» SHORT TASK:
How many lines in the entries below contain "standalone"? Answer with the number only.

» MATERIAL SHOWN:

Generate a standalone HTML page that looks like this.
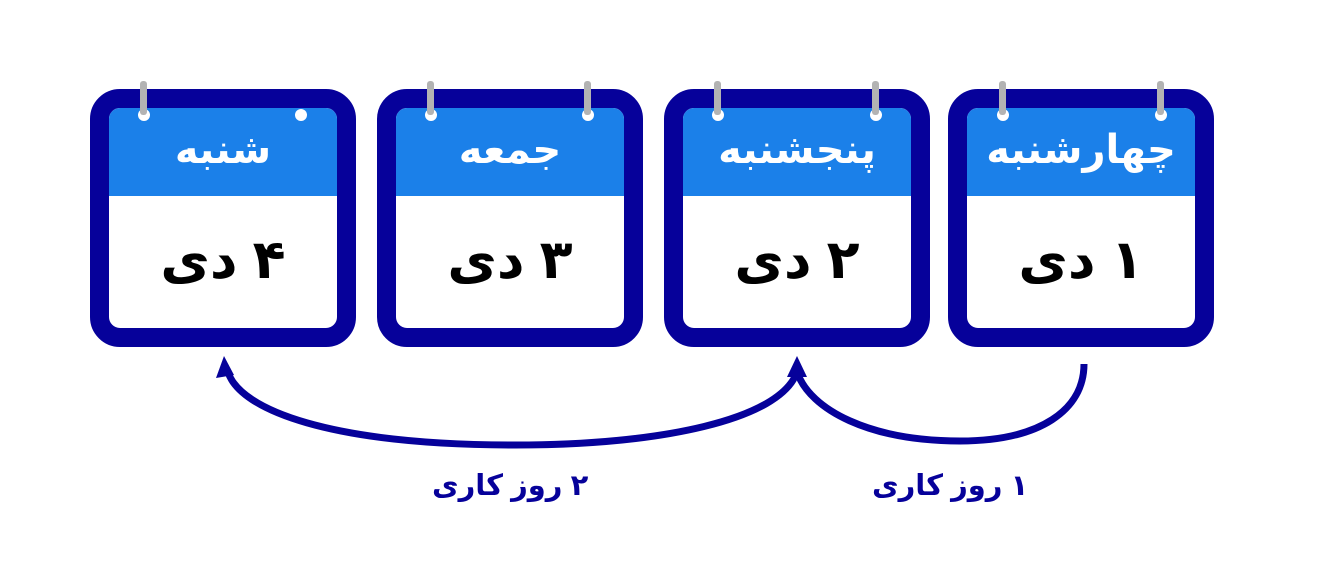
<!DOCTYPE html>
<html><head><meta charset="utf-8"><style>
body{margin:0;width:1336px;height:583px;background:#fff;position:relative;overflow:hidden;font-family:"Liberation Sans","DejaVu Sans",sans-serif}
.cal{position:absolute;top:89px;width:228px;height:220px;border:19px solid #06019a;border-radius:30px;background:#fff;overflow:hidden}
.hd{height:88px;background:#1b80e9;color:#fff;font-weight:bold;font-size:40px;text-align:center;line-height:84px;direction:rtl}
.bd{text-align:center;font-weight:bold;font-size:54px;line-height:128px;direction:rtl;color:#000}
.ring{position:absolute;top:81px;width:7px;height:34px;background:#b3b3b3;border-radius:3px}
.hole{position:absolute;width:12px;height:12px;border-radius:50%;background:#fff;top:109px}
.lbl{position:absolute;top:468px;color:#06019a;font-weight:bold;font-size:29px;direction:rtl;white-space:nowrap}
</style></head><body>
<div class="cal" style="left:90px"><div class="hd">شنبه</div><div class="bd">۴ دی</div></div>
<div class="cal" style="left:377px"><div class="hd">جمعه</div><div class="bd">۳ دی</div></div>
<div class="cal" style="left:664px"><div class="hd">پنجشنبه</div><div class="bd">۲ دی</div></div>
<div class="cal" style="left:948px"><div class="hd">چهارشنبه</div><div class="bd">۱ دی</div></div>
<div class="hole" style="left:138px"></div><div class="ring" style="left:140px"></div>
<div class="hole" style="left:295px"></div>
<div class="hole" style="left:425px"></div><div class="ring" style="left:427px"></div>
<div class="hole" style="left:582px"></div><div class="ring" style="left:584px"></div>
<div class="hole" style="left:712px"></div><div class="ring" style="left:714px"></div>
<div class="hole" style="left:870px"></div><div class="ring" style="left:872px"></div>
<div class="hole" style="left:997px"></div><div class="ring" style="left:999px"></div>
<div class="hole" style="left:1155px"></div><div class="ring" style="left:1157px"></div>
<svg width="1336" height="583" style="position:absolute;left:0;top:0">
<g fill="none" stroke="#06019a" stroke-width="7">
<path d="M1084 364 C1084 410 1040 441 960 441 C870 441 810 410 797 372"/>
<path d="M797 372 C780 420 660 445 515 445 C330 445 240 410 228 372"/>
</g>
<polygon points="797,356 787,377 807,377" fill="#06019a"/>
<polygon points="224,356 216,378 234,375" fill="#06019a"/>
</svg>
<div class="lbl" style="left:432px">۲ روز کاری</div>
<div class="lbl" style="left:872px">۱ روز کاری</div>
</body></html>
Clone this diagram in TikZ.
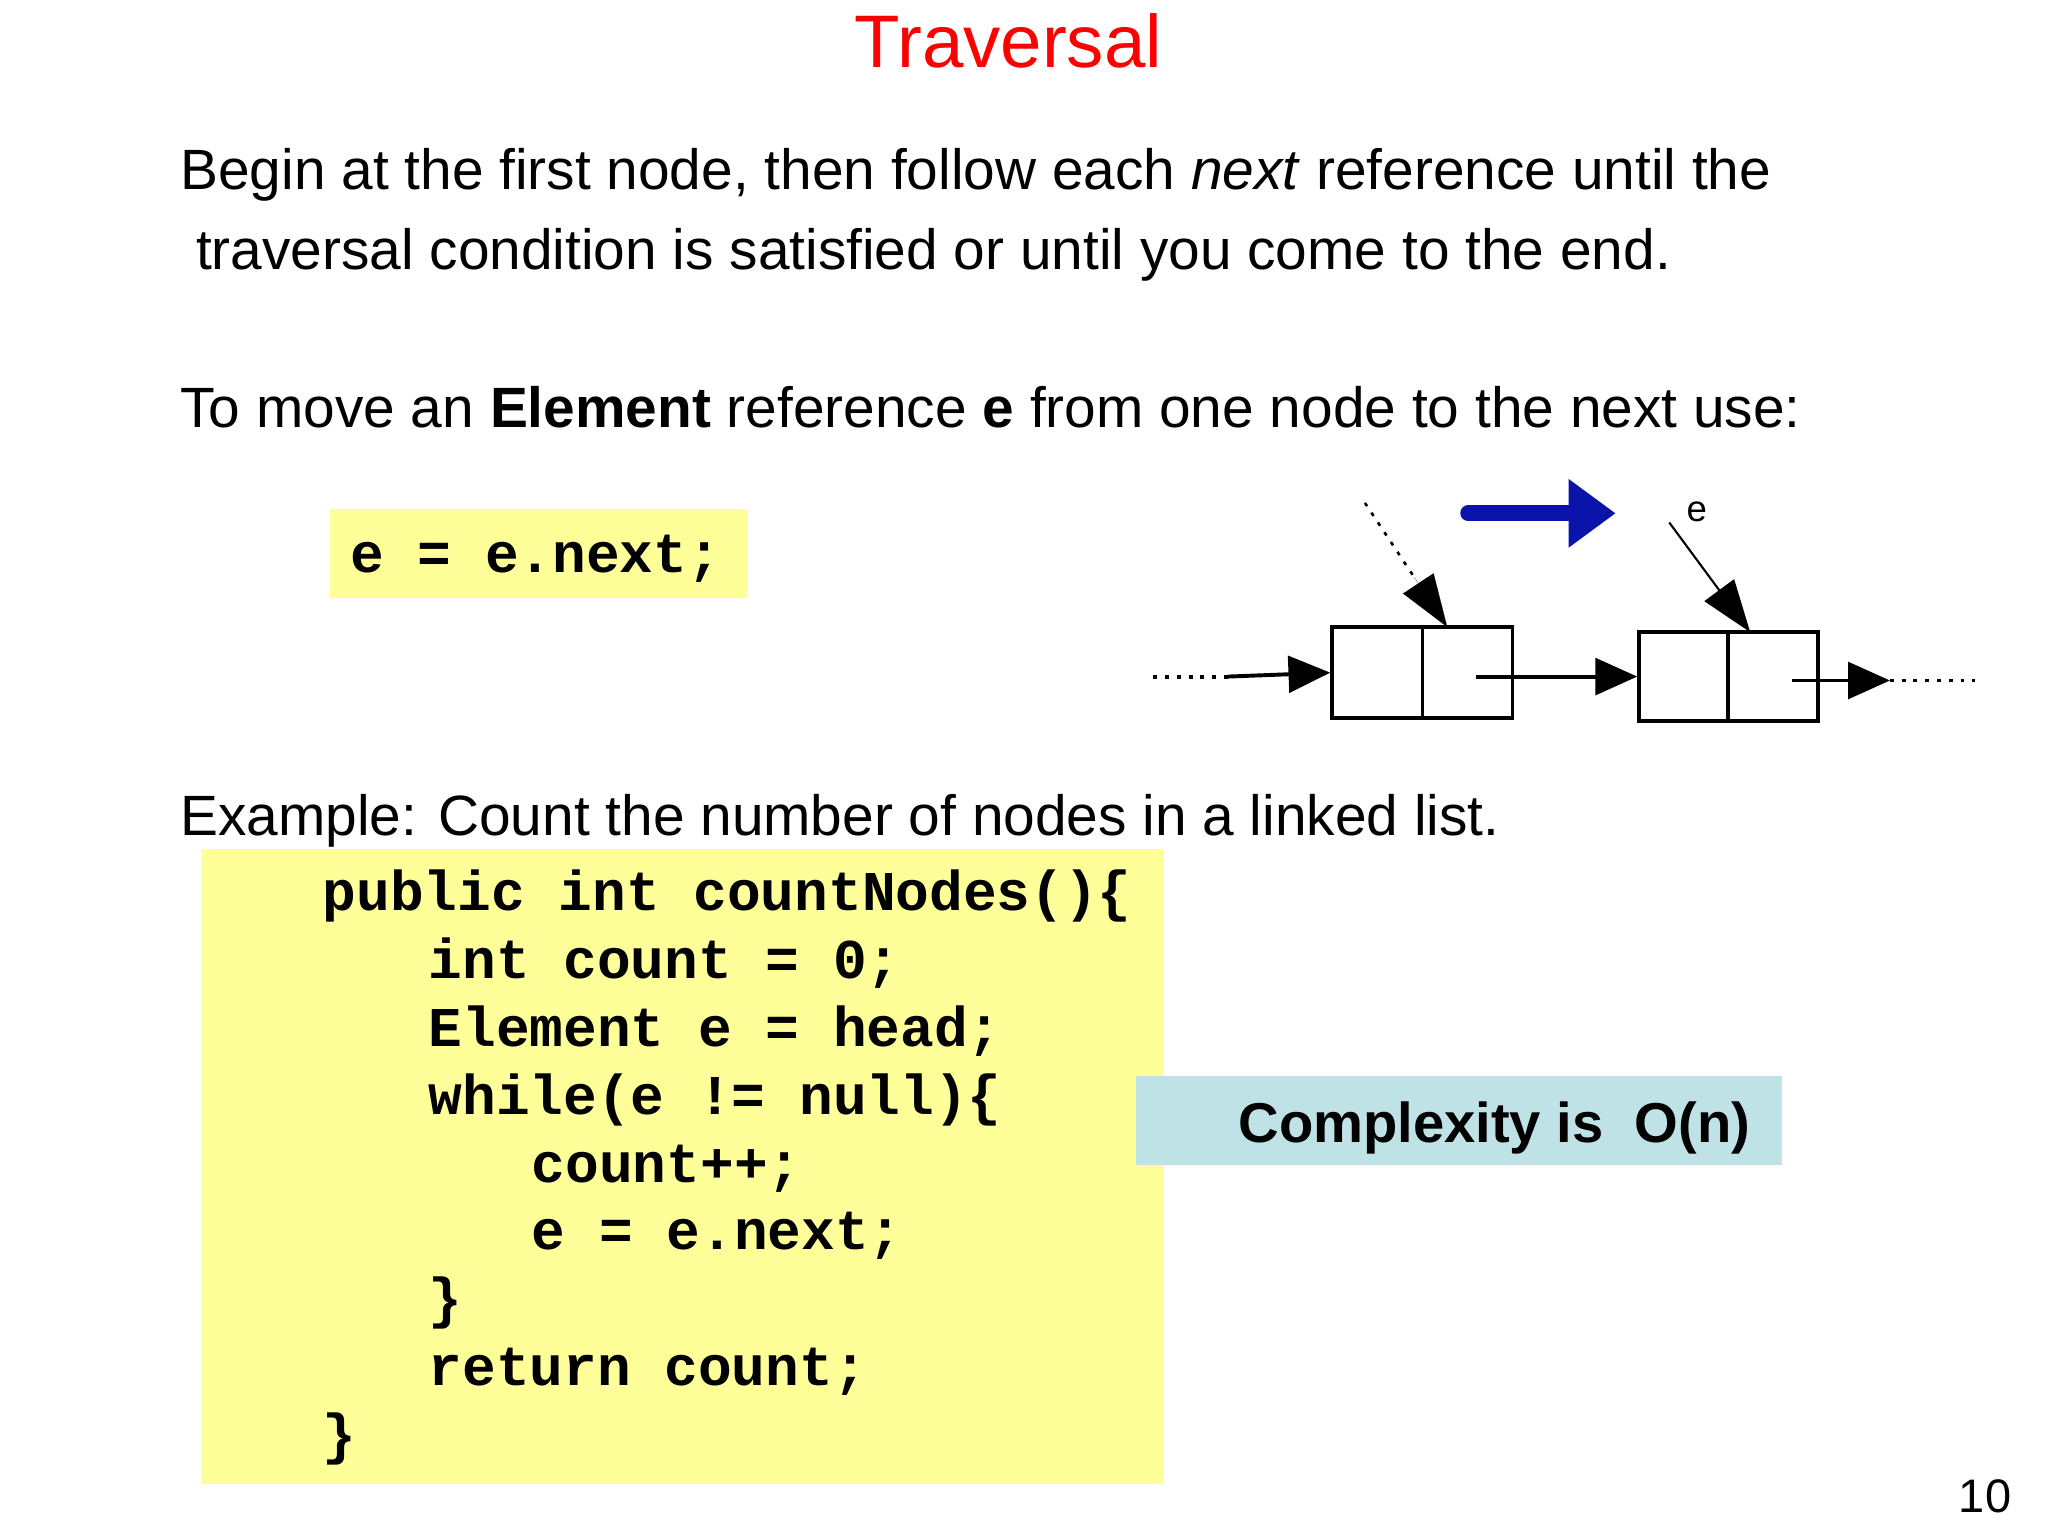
\documentclass[tikz,border=0pt]{standalone}
\usepackage{fontspec}
\setmainfont{Liberation Sans}
\newfontfamily\codefont{Liberation Mono}
\usetikzlibrary{arrows.meta,calc}
\definecolor{codeyel}{RGB}{255,255,153}
\definecolor{cblue}{RGB}{190,226,230}
\definecolor{arrblue}{RGB}{10,20,170}
\definecolor{titlered}{RGB}{255,0,0}
\begin{document}
\begin{tikzpicture}[x=1pt,y=-1pt,
  txt/.style={anchor=base west,inner sep=0,font=\fontsize{43.5}{50}\selectfont},
  code/.style={anchor=base west,inner sep=0,font=\codefont\bfseries\fontsize{43}{50}\selectfont},
  lnk/.style={line width=3pt,-{Triangle[length=32pt,width=28pt]}},
  dot/.style={line width=3pt,dash pattern=on 3pt off 6pt}]
\useasboundingbox (0,0) rectangle (1568,1176);
\fill[white] (0,0) rectangle (1568,1176);
\node[anchor=base,inner sep=0,text=titlered,font=\fontsize{57}{62}\selectfont] (title) at (772,52) {Traversal};
\node[txt] (l1) at (138,145) {Begin at the first node, then follow each \textit{next} reference until the};
\node[txt] (l2) at (150,206) {traversal condition is satisfied or until you come to the end.};
\node[txt] (l3) at (138,327) {To move an \textbf{Element} reference \textbf{e} from one node to the next use:};
\fill[codeyel] (253,390) rectangle (572,458);
\node[code] (c0) at (268,438) {e = e.next;};
% diagram
\node[draw,line width=3pt,minimum width=138pt,minimum height=70pt,inner sep=0] (b1) at (1089,515) {};
\draw[line width=2.5pt] (1089,480) -- (1089,550);
\node[draw,line width=3pt,minimum width=137pt,minimum height=68pt,inner sep=0] (b2) at (1323.5,518) {};
\draw[line width=2.5pt] (1323,484) -- (1323,552);
\coordinate (ls) at (883,518); \coordinate (lm) at (940,518);
\draw[dot] (ls) -- (lm);
\draw[lnk] (lm) -- (b1.west);
\coordinate (ms) at (1130,518);
\draw[lnk] (ms) -- (b2.west);
\coordinate (rs) at (1372,521); \coordinate (re) at (1447,521); \coordinate (rd) at (1512,521);
\draw[lnk] (rs) -- (re);
\draw[dot] (re) -- (rd);
\coordinate (p1) at (1045,385); \coordinate (p1e) at (1108,480);
\draw[dot,line width=2pt] (p1) -- ($(p1)!0.6!(p1e)$);
\draw[line width=0.1pt,-{Triangle[length=40pt,width=28pt]}] ($(p1)!0.6!(p1e)$) -- (p1e);
\coordinate (p2) at (1278,400); \coordinate (p2e) at (1340,484);
\draw[line width=1.6pt,-{Triangle[length=40pt,width=28pt]}] (p2) -- (p2e);
\node[inner sep=0,font=\fontsize{28}{30}\selectfont] (elab) at (1299,392) {e};
\coordinate (ba) at (1124,393); \coordinate (bb) at (1237,393);
\draw[arrblue,line width=12pt,line cap=round,-{Triangle[length=36pt,width=50pt]}] (ba) -- (bb);
% example
\node[txt] (ex) at (138,640) {Example: Count the number of nodes in a linked list.};
\fill[codeyel] (154,650) rectangle (891,1136);
\node[code] (k1) at (247,697) {public int countNodes()\{};
\node[code] (k2) at (328,749) {int count = 0;};
\node[code] (k3) at (328,801) {Element e = head;};
\node[code] (k4) at (328,853) {while(e != null)\{};
\node[code] (k5) at (407,905) {count++;};
\node[code] (k6) at (407,957) {e = e.next;};
\node[code] (k7) at (328,1009) {\}};
\node[code] (k8) at (328,1061) {return count;};
\node[code] (k9) at (247,1113) {\}};
\fill[cblue] (870,824) rectangle (1364,892);
\node[anchor=base west,inner sep=0,font=\bfseries\fontsize{43}{48}\selectfont] (cx) at (948,875) {Complexity is\ \ O(n)};
\node[anchor=base east,inner sep=0,font=\fontsize{36}{40}\selectfont] (pg) at (1540,1158) {10};
\end{tikzpicture}
\end{document}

» COMPLETED TASK:
2